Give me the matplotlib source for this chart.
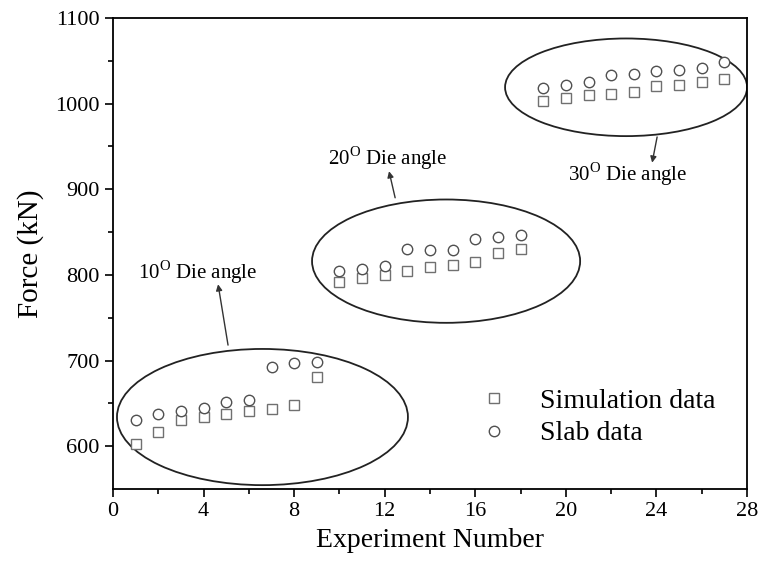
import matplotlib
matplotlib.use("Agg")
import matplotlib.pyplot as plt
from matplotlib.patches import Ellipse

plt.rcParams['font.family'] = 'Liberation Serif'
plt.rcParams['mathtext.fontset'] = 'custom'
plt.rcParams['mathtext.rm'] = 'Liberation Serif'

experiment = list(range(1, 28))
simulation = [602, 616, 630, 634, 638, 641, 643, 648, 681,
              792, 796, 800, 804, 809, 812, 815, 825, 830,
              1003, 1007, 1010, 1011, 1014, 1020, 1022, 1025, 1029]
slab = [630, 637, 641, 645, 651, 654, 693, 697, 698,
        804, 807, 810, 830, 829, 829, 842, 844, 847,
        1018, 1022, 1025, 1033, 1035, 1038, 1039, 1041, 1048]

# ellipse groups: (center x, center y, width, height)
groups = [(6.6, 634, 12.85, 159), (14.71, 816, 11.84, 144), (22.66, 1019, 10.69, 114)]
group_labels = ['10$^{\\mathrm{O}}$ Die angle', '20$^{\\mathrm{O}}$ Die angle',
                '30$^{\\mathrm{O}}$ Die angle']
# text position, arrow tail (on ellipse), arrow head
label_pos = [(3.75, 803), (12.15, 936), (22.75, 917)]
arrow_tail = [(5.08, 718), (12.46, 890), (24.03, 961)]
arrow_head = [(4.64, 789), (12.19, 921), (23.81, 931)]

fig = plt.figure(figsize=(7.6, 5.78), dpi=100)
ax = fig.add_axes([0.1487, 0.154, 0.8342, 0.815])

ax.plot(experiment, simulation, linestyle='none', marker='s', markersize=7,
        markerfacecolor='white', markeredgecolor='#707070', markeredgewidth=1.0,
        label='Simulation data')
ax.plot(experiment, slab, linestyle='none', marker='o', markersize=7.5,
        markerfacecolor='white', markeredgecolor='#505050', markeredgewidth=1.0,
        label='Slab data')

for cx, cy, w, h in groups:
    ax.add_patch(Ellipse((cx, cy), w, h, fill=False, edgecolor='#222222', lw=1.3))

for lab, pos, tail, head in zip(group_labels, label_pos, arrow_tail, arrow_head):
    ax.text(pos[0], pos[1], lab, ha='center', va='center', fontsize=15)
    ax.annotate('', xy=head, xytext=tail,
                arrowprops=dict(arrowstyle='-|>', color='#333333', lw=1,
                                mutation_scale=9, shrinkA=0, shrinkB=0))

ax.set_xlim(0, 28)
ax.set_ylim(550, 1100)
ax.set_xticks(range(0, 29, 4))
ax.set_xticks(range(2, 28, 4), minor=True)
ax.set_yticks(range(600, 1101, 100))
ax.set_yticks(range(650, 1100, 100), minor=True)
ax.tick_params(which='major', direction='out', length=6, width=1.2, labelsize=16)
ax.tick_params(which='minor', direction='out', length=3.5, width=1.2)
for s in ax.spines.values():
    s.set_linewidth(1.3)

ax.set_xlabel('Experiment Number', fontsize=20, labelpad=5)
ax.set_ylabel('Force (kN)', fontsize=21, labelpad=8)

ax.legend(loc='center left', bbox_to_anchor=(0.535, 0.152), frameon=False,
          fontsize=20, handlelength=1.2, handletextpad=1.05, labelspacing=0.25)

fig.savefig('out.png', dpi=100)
...
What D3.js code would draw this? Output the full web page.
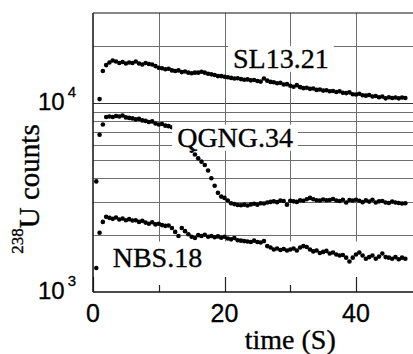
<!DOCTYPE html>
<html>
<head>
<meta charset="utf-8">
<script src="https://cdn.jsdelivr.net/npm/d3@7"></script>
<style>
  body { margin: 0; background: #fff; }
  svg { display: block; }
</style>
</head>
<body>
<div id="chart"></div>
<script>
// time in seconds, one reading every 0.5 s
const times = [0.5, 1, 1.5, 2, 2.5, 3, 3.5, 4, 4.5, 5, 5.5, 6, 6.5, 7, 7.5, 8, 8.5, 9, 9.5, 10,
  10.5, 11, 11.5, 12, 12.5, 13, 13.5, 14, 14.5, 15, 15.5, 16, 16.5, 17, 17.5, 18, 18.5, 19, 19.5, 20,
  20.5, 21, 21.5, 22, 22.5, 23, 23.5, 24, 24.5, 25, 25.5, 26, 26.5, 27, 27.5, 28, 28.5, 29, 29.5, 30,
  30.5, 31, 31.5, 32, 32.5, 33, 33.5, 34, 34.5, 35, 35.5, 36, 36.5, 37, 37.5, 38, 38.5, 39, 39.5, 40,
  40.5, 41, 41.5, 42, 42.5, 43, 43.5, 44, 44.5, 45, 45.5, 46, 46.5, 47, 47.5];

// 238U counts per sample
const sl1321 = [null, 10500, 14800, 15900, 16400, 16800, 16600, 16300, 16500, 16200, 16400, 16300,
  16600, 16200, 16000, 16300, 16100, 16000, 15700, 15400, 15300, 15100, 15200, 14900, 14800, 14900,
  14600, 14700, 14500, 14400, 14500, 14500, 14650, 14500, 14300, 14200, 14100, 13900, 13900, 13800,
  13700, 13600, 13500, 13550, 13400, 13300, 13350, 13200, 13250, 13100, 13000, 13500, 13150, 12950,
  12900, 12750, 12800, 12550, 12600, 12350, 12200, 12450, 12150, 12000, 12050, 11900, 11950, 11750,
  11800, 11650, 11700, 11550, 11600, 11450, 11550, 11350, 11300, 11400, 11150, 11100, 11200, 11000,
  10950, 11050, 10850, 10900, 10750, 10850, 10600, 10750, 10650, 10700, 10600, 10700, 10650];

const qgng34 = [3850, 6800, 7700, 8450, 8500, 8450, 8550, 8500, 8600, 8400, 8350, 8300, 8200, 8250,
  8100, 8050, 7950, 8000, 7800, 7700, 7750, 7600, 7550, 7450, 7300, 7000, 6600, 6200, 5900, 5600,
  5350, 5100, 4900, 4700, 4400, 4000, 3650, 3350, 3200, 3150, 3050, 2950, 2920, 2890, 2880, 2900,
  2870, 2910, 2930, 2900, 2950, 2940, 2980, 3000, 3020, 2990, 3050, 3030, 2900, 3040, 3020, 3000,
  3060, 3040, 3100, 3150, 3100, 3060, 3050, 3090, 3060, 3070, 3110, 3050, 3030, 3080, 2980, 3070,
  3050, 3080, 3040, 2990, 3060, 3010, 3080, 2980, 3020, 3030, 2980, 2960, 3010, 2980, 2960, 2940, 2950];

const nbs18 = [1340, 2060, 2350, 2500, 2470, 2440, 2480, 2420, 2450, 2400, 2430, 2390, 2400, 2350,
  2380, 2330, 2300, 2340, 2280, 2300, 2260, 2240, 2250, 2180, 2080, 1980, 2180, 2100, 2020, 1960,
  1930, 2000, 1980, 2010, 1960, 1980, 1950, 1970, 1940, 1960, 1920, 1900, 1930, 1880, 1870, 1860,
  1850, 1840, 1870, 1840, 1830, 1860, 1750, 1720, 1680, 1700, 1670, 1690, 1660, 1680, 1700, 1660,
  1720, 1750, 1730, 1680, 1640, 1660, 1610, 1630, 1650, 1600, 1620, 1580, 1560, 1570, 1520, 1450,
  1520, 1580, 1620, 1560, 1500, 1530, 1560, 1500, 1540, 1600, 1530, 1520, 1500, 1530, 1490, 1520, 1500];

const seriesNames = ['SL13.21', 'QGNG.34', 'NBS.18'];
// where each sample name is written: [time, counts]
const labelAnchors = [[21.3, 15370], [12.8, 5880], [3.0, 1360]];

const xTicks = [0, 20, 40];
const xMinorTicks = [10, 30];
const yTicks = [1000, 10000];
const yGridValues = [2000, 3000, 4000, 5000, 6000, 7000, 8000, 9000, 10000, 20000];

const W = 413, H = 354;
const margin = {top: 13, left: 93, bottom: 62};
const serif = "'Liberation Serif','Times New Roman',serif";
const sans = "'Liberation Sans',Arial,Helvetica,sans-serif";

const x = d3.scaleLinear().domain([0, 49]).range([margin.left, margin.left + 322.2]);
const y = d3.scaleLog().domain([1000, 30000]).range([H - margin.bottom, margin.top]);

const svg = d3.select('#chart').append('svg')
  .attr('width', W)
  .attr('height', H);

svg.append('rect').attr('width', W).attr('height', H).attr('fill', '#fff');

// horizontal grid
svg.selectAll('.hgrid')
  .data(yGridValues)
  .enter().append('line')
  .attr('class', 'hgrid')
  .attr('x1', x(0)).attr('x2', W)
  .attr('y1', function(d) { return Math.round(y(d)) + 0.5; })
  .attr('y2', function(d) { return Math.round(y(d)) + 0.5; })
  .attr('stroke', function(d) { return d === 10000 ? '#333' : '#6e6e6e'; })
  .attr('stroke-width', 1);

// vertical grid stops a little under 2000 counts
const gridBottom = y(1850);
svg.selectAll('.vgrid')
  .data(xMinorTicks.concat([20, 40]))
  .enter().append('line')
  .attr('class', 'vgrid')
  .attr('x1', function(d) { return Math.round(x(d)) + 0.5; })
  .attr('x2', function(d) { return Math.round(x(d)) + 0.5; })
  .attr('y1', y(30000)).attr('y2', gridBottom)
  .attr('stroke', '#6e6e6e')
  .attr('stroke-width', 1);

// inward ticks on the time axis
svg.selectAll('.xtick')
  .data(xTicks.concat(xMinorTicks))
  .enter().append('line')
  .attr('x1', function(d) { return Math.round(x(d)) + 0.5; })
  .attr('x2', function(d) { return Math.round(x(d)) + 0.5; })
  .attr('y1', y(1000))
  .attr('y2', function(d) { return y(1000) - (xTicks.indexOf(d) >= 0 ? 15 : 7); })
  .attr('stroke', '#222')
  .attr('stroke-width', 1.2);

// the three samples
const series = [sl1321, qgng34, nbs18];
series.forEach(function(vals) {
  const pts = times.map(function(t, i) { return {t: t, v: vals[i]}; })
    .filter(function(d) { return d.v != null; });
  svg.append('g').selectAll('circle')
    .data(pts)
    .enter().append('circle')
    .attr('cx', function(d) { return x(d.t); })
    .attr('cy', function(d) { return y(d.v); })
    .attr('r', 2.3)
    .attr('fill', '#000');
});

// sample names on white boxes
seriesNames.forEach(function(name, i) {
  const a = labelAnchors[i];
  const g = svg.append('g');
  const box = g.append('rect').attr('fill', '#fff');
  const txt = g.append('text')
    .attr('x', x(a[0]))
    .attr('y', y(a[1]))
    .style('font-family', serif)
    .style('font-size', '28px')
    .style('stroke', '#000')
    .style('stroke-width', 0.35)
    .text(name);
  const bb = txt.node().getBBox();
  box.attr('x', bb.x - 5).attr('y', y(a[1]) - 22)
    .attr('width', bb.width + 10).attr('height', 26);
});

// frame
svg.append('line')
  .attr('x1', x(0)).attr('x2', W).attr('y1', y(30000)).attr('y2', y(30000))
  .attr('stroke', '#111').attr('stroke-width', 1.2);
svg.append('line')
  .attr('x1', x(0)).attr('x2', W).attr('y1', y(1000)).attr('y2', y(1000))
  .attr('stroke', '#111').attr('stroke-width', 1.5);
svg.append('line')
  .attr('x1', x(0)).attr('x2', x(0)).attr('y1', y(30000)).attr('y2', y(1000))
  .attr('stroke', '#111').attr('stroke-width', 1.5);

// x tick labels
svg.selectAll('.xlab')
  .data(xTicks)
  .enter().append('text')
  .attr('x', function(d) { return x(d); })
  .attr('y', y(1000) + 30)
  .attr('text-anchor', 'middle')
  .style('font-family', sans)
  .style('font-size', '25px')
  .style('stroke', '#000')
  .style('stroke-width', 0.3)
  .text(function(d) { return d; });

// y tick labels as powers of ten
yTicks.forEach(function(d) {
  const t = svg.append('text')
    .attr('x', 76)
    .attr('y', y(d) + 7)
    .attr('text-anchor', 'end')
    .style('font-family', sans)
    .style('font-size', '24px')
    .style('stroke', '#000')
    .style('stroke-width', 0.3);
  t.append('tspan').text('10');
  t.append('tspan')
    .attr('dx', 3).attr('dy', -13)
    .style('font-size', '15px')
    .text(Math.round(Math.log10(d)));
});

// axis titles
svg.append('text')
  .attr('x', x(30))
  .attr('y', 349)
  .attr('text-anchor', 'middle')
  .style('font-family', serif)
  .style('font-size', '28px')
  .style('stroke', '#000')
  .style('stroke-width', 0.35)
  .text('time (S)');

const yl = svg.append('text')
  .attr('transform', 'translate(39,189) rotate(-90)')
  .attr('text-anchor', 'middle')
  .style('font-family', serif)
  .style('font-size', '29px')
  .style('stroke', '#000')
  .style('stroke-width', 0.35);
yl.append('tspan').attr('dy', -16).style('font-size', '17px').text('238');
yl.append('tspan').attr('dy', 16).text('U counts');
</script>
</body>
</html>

- Problem requirements -
In the listing above, find the line with "Give me the matplotlib source for this chart." and the line with "mutation_scale=9, shrinkA=0, shrinkB=0))". Copy exactly those two and every line between, without the pictures.

- Answer for this exercise -
Give me the matplotlib source for this chart.
import matplotlib
matplotlib.use("Agg")
import matplotlib.pyplot as plt
from matplotlib.patches import Ellipse

plt.rcParams['font.family'] = 'Liberation Serif'
plt.rcParams['mathtext.fontset'] = 'custom'
plt.rcParams['mathtext.rm'] = 'Liberation Serif'

experiment = list(range(1, 28))
simulation = [602, 616, 630, 634, 638, 641, 643, 648, 681,
              792, 796, 800, 804, 809, 812, 815, 825, 830,
              1003, 1007, 1010, 1011, 1014, 1020, 1022, 1025, 1029]
slab = [630, 637, 641, 645, 651, 654, 693, 697, 698,
        804, 807, 810, 830, 829, 829, 842, 844, 847,
        1018, 1022, 1025, 1033, 1035, 1038, 1039, 1041, 1048]

# ellipse groups: (center x, center y, width, height)
groups = [(6.6, 634, 12.85, 159), (14.71, 816, 11.84, 144), (22.66, 1019, 10.69, 114)]
group_labels = ['10$^{\\mathrm{O}}$ Die angle', '20$^{\\mathrm{O}}$ Die angle',
                '30$^{\\mathrm{O}}$ Die angle']
# text position, arrow tail (on ellipse), arrow head
label_pos = [(3.75, 803), (12.15, 936), (22.75, 917)]
arrow_tail = [(5.08, 718), (12.46, 890), (24.03, 961)]
arrow_head = [(4.64, 789), (12.19, 921), (23.81, 931)]

fig = plt.figure(figsize=(7.6, 5.78), dpi=100)
ax = fig.add_axes([0.1487, 0.154, 0.8342, 0.815])

ax.plot(experiment, simulation, linestyle='none', marker='s', markersize=7,
        markerfacecolor='white', markeredgecolor='#707070', markeredgewidth=1.0,
        label='Simulation data')
ax.plot(experiment, slab, linestyle='none', marker='o', markersize=7.5,
        markerfacecolor='white', markeredgecolor='#505050', markeredgewidth=1.0,
        label='Slab data')

for cx, cy, w, h in groups:
    ax.add_patch(Ellipse((cx, cy), w, h, fill=False, edgecolor='#222222', lw=1.3))

for lab, pos, tail, head in zip(group_labels, label_pos, arrow_tail, arrow_head):
    ax.text(pos[0], pos[1], lab, ha='center', va='center', fontsize=15)
    ax.annotate('', xy=head, xytext=tail,
                arrowprops=dict(arrowstyle='-|>', color='#333333', lw=1,
                                mutation_scale=9, shrinkA=0, shrinkB=0))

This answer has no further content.